Margaret Atwood’s “The Labrador Fiasco” was striking, primarily due to the uneasy, anxiety-ridden tone that stretched its way from beginning to end—an effect of Atwood’s literary style, tone and diction. The shift from the reality of her situation to the fictional tale that ties the family together resonated well in consideration of her father’s worsening forgetfulness; It made the reader feel disheveled and never completely settled, and I admire Atwood’s ability to make us feel a bit of her father’s illness and even to an extent, the tension between all the characters involved.  

The way in which, at the very beginning of the essay, Atwood effectively displays a long passing of time and pulls us along her timeline, is just as effective. “It’s October; but which October? One of those Octobers…it looks like [she’s] hunching. In reality that is just the shape she is now” (189). With these words, Atwood harps on a feeling we’ve all felt before- the feeling that time has gone by too quickly and we don’t exactly know where it went, in some cases even a desire to travel back in time and adjust something. That’s absolutely how I feel as a second-semester junior in college, and I think that a lot of students (and sequentially, other readers of this piece) would agree with me in how relative this is to our lives.

What really hit home for me was the way in which, by the last few pages of the piece, it was clear that her father wasn’t going to get any better, rather, he was going to get worse. At one point, she is talking to her mother about how her father has been (after having been gone for awhile), and her mother responds by saying that he needs to walk but doesn’t want to. On a personal level, this reminds me of some of the older relatives I have (I’m sure we all have at least one elderly relative) that have a hard time walking or doing things that I can do easily, or that I have seen them do years ago. What Atwood flawlessly did was place those who are close to my heart in the place of her father, and emotionally, that was an effective move for her to make. I instantly felt for her, and the downhearted tone by the end of the piece leaves us feeling a sense of foreboding and anxiety, undoubtedly her feelings exactly as she realizes her father doesn’t trust her and that things are going downhill.

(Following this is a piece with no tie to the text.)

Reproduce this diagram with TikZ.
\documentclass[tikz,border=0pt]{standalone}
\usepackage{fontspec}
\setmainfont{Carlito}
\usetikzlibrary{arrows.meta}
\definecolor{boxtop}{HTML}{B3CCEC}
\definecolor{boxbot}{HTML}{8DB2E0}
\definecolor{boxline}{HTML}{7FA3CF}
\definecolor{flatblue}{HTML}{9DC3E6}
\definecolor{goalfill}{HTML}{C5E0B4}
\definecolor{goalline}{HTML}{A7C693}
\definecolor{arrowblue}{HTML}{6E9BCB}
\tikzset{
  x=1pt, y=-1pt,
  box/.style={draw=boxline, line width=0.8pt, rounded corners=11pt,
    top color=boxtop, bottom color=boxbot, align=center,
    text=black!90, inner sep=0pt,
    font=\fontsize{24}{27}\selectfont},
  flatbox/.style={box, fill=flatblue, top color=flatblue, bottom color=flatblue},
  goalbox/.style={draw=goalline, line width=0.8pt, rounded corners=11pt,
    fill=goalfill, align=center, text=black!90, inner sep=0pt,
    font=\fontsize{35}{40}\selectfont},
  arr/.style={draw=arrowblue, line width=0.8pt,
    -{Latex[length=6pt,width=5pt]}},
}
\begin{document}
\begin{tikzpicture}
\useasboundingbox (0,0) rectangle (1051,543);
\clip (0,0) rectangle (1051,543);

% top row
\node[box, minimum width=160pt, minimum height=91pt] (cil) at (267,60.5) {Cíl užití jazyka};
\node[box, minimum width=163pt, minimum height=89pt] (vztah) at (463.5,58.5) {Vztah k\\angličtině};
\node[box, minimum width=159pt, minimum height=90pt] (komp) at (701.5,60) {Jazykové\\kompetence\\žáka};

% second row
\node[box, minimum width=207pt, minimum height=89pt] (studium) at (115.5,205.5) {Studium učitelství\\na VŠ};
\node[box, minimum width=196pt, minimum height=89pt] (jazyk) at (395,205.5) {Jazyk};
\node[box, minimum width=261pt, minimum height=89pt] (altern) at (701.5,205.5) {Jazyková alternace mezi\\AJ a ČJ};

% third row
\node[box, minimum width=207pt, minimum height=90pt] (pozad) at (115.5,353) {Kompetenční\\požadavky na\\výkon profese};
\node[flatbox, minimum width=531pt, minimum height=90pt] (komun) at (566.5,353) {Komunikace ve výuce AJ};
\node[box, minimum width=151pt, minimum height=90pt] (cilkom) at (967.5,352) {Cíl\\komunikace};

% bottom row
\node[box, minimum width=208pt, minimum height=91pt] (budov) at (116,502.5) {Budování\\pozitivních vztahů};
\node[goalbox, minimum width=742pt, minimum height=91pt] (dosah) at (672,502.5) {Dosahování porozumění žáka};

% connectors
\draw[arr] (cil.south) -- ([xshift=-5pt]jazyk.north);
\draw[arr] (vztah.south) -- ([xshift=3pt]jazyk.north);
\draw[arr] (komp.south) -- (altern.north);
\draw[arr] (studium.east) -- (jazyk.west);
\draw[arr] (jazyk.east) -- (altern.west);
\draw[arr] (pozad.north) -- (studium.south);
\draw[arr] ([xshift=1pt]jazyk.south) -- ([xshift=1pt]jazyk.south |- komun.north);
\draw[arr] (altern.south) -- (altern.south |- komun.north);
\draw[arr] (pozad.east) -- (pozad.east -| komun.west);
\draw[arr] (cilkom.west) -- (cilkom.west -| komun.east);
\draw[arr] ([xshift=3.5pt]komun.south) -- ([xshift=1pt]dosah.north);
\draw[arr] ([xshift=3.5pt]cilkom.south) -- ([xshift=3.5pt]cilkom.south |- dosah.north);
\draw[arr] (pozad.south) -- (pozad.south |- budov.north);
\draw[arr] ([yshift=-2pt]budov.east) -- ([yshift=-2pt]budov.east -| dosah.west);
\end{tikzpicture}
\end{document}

Overall, “The Labrador Fiasco” is a story of time and of aging, and not only are those themes universally relatable, but with Atwood’s skillful diction, they’re also empathy-inducing. The way that she is always coming-and-going from the house and from her parent’s sight reminds me most of myself as well as other college students who live away from home. After being someplace new for so long, I return home to find that a lot of things in my family have changed, even if it’s just the dynamic between my parents or some new medication my mom has to take for cholesterol, for example. I believe that Atwood’s powerful and relatable theme and ability to mirror her own feelings in her readers during such a uneasy time in her life is what makes “The Labrador Fiasco” such a resounding piece.